REQUIREMENT:
Quote every line of the data below as it stands, omitting pictures.

# START OF MATERIAL

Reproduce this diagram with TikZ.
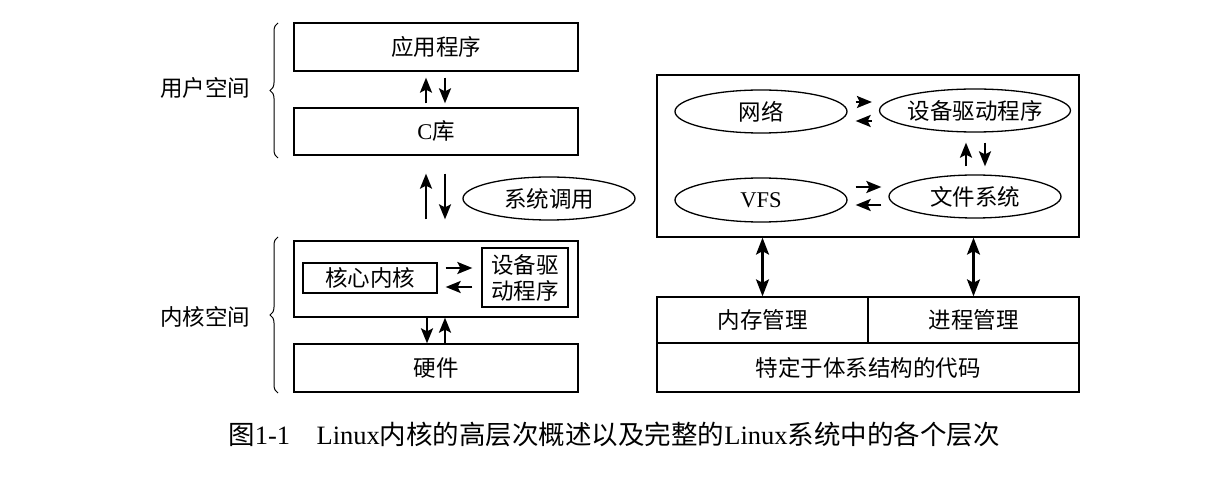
\documentclass[tikz,border=0pt]{standalone}
\usepackage{fontspec}
\setmainfont{Liberation Serif}
\newfontfamily\cjk{Noto Sans CJK SC}
\usetikzlibrary{shapes.geometric,arrows.meta,decorations.pathreplacing}
\begin{document}
\begin{tikzpicture}[x=1pt,y=-1pt,
  lbl/.style={font=\fontsize{22.5}{26}\selectfont\cjk},
  box/.style={draw,line width=1.3pt,rectangle,inner sep=0pt,lbl},
  ell/.style={draw,line width=1.3pt,ellipse,inner sep=0pt,lbl},
  arr/.style={line width=2.2pt,-{Stealth[length=15pt,width=12pt,inset=3pt]}},
  darr/.style={line width=2.2pt,{Stealth[length=17pt,width=13pt,inset=3.5pt]}-{Stealth[length=17pt,width=13pt,inset=3.5pt]}},
  brc/.style={decorate,decoration={brace,amplitude=8pt},line width=1pt}]
\useasboundingbox (0,0) rectangle (1226,486);
% ---------- left column ----------
\node[box,minimum width=284pt,minimum height=48pt] (app) at (436,47) {应用程序};
\node[box,minimum width=284pt,minimum height=47pt] (clib) at (436,131.5) {{\rmfamily C}库};
\node[ell,minimum width=172pt,minimum height=43pt] (sys) at (549,198.5) {系统调用};
\node[box,minimum width=284pt,minimum height=76pt] (kern) at (436,279) {};
\node[box,minimum width=134pt,minimum height=30pt] (core) at (370,278) {核心内核};
\node[box,minimum width=86pt,minimum height=59pt,align=center] (kdrv) at (525,277.5) {设备驱\\动程序};
\node[box,minimum width=284pt,minimum height=48pt] (hw) at (436,368) {硬件};
\node[lbl] (us) at (205,88) {用户空间};
\node[lbl] (ks) at (205,317) {内核空间};
\draw[brc] (278,158) -- (278,23);
\draw[brc] (278,393) -- (278,237);
% arrows app <-> clib
\draw[arr] ([xshift=-10pt,yshift=4pt]clib.north) -- ([xshift=-10pt,yshift=-6pt]app.south);
\draw[arr] ([xshift=9pt,yshift=-6pt]app.south) -- ([xshift=9pt,yshift=4pt]clib.north);
% system call arrows
\draw[arr] ([xshift=-10pt,yshift=21pt]kern.north) -- ([xshift=-10pt,yshift=-18pt]clib.south);
\draw[arr] ([xshift=9pt,yshift=-18pt]clib.south) -- ([xshift=9pt,yshift=21pt]kern.north);
% core <-> driver
\draw[arr] ([xshift=8pt,yshift=10pt]core.east) -- ([xshift=-9pt,yshift=9.5pt]kdrv.west);
\draw[arr] ([xshift=-9pt,yshift=-9.5pt]kdrv.west) -- ([xshift=8pt,yshift=-9pt]core.east);
% kernel <-> hardware
\draw[arr] ([xshift=-9pt]kern.south) -- ([xshift=-9pt]hw.north);
\draw[arr] ([xshift=9pt]hw.north) -- ([xshift=9pt]kern.south);
% ---------- right column ----------
\node[box,minimum width=422pt,minimum height=162pt] (sbox) at (868,156) {};
\node[ell,minimum width=172pt,minimum height=43pt] (net) at (761,111.5) {网络};
\node[ell,minimum width=172pt,minimum height=43pt] (drv) at (975,110.5) {设备驱动程序};
\node[ell,minimum width=172pt,minimum height=44pt] (vfs) at (761,200) {{\rmfamily VFS}};
\node[ell,minimum width=172pt,minimum height=43pt] (fs) at (975,196.5) {文件系统};
\node[box,minimum width=211pt,minimum height=46pt] (mem) at (762.5,320) {内存管理};
\node[box,minimum width=211pt,minimum height=46pt] (proc) at (973.5,320) {进程管理};
\node[box,minimum width=422pt,minimum height=49pt] (arch) at (868,367.5) {特定于体系结构的代码};
% net <-> drv
\draw[arr] ([xshift=8pt,yshift=9.5pt]net.east) -- ([xshift=-7pt,yshift=8.5pt]drv.west);
\draw[arr] ([xshift=-7pt,yshift=-10.5pt]drv.west) -- ([xshift=8pt,yshift=-9.5pt]net.east);
% vfs <-> fs
\draw[arr] ([xshift=8pt,yshift=13pt]vfs.east) -- ([xshift=-7pt,yshift=9.5pt]fs.west);
\draw[arr] ([xshift=-7pt,yshift=-8.5pt]fs.west) -- ([xshift=8pt,yshift=-5pt]vfs.east);
% drv <-> fs
\draw[arr] ([xshift=-9pt,yshift=8pt]fs.north) -- ([xshift=-9pt,yshift=-10pt]drv.south);
\draw[arr] ([xshift=10pt,yshift=-10pt]drv.south) -- ([xshift=10pt,yshift=8pt]fs.north);
% box <-> mem / proc
\draw[darr] (mem.north |- sbox.south) -- (mem.north);
\draw[darr] (proc.north |- sbox.south) -- (proc.north);
% caption
\node[font=\fontsize{26.5}{30}\selectfont\cjk] (cap) at (614,434) {图{\rmfamily 1-1}\hspace{1em}{\rmfamily Linux}内核的高层次概述以及完整的{\rmfamily Linux}系统中的各个层次};
\end{tikzpicture}
\end{document}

# END OF MATERIAL

EXERCISE SOLUTION:
Reproduce this diagram with TikZ.
\documentclass[tikz,border=0pt]{standalone}
\usepackage{fontspec}
\setmainfont{Liberation Serif}
\newfontfamily\cjk{Noto Sans CJK SC}
\usetikzlibrary{shapes.geometric,arrows.meta,decorations.pathreplacing}
\begin{document}
\begin{tikzpicture}[x=1pt,y=-1pt,
  lbl/.style={font=\fontsize{22.5}{26}\selectfont\cjk},
  box/.style={draw,line width=1.3pt,rectangle,inner sep=0pt,lbl},
  ell/.style={draw,line width=1.3pt,ellipse,inner sep=0pt,lbl},
  arr/.style={line width=2.2pt,-{Stealth[length=15pt,width=12pt,inset=3pt]}},
  darr/.style={line width=2.2pt,{Stealth[length=17pt,width=13pt,inset=3.5pt]}-{Stealth[length=17pt,width=13pt,inset=3.5pt]}},
  brc/.style={decorate,decoration={brace,amplitude=8pt},line width=1pt}]
\useasboundingbox (0,0) rectangle (1226,486);
% ---------- left column ----------
\node[box,minimum width=284pt,minimum height=48pt] (app) at (436,47) {应用程序};
\node[box,minimum width=284pt,minimum height=47pt] (clib) at (436,131.5) {{\rmfamily C}库};
\node[ell,minimum width=172pt,minimum height=43pt] (sys) at (549,198.5) {系统调用};
\node[box,minimum width=284pt,minimum height=76pt] (kern) at (436,279) {};
\node[box,minimum width=134pt,minimum height=30pt] (core) at (370,278) {核心内核};
\node[box,minimum width=86pt,minimum height=59pt,align=center] (kdrv) at (525,277.5) {设备驱\\动程序};
\node[box,minimum width=284pt,minimum height=48pt] (hw) at (436,368) {硬件};
\node[lbl] (us) at (205,88) {用户空间};
\node[lbl] (ks) at (205,317) {内核空间};
\draw[brc] (278,158) -- (278,23);
\draw[brc] (278,393) -- (278,237);
% arrows app <-> clib
\draw[arr] ([xshift=-10pt,yshift=4pt]clib.north) -- ([xshift=-10pt,yshift=-6pt]app.south);
\draw[arr] ([xshift=9pt,yshift=-6pt]app.south) -- ([xshift=9pt,yshift=4pt]clib.north);
% system call arrows
\draw[arr] ([xshift=-10pt,yshift=21pt]kern.north) -- ([xshift=-10pt,yshift=-18pt]clib.south);
\draw[arr] ([xshift=9pt,yshift=-18pt]clib.south) -- ([xshift=9pt,yshift=21pt]kern.north);
% core <-> driver
\draw[arr] ([xshift=8pt,yshift=10pt]core.east) -- ([xshift=-9pt,yshift=9.5pt]kdrv.west);
\draw[arr] ([xshift=-9pt,yshift=-9.5pt]kdrv.west) -- ([xshift=8pt,yshift=-9pt]core.east);
% kernel <-> hardware
\draw[arr] ([xshift=-9pt]kern.south) -- ([xshift=-9pt]hw.north);
\draw[arr] ([xshift=9pt]hw.north) -- ([xshift=9pt]kern.south);
% ---------- right column ----------
\node[box,minimum width=422pt,minimum height=162pt] (sbox) at (868,156) {};
\node[ell,minimum width=172pt,minimum height=43pt] (net) at (761,111.5) {网络};
\node[ell,minimum width=172pt,minimum height=43pt] (drv) at (975,110.5) {设备驱动程序};
\node[ell,minimum width=172pt,minimum height=44pt] (vfs) at (761,200) {{\rmfamily VFS}};
\node[ell,minimum width=172pt,minimum height=43pt] (fs) at (975,196.5) {文件系统};
\node[box,minimum width=211pt,minimum height=46pt] (mem) at (762.5,320) {内存管理};
\node[box,minimum width=211pt,minimum height=46pt] (proc) at (973.5,320) {进程管理};
\node[box,minimum width=422pt,minimum height=49pt] (arch) at (868,367.5) {特定于体系结构的代码};
% net <-> drv
\draw[arr] ([xshift=8pt,yshift=9.5pt]net.east) -- ([xshift=-7pt,yshift=8.5pt]drv.west);
\draw[arr] ([xshift=-7pt,yshift=-10.5pt]drv.west) -- ([xshift=8pt,yshift=-9.5pt]net.east);
% vfs <-> fs
\draw[arr] ([xshift=8pt,yshift=13pt]vfs.east) -- ([xshift=-7pt,yshift=9.5pt]fs.west);
\draw[arr] ([xshift=-7pt,yshift=-8.5pt]fs.west) -- ([xshift=8pt,yshift=-5pt]vfs.east);
% drv <-> fs
\draw[arr] ([xshift=-9pt,yshift=8pt]fs.north) -- ([xshift=-9pt,yshift=-10pt]drv.south);
\draw[arr] ([xshift=10pt,yshift=-10pt]drv.south) -- ([xshift=10pt,yshift=8pt]fs.north);
% box <-> mem / proc
\draw[darr] (mem.north |- sbox.south) -- (mem.north);
\draw[darr] (proc.north |- sbox.south) -- (proc.north);
% caption
\node[font=\fontsize{26.5}{30}\selectfont\cjk] (cap) at (614,434) {图{\rmfamily 1-1}\hspace{1em}{\rmfamily Linux}内核的高层次概述以及完整的{\rmfamily Linux}系统中的各个层次};
\end{tikzpicture}
\end{document}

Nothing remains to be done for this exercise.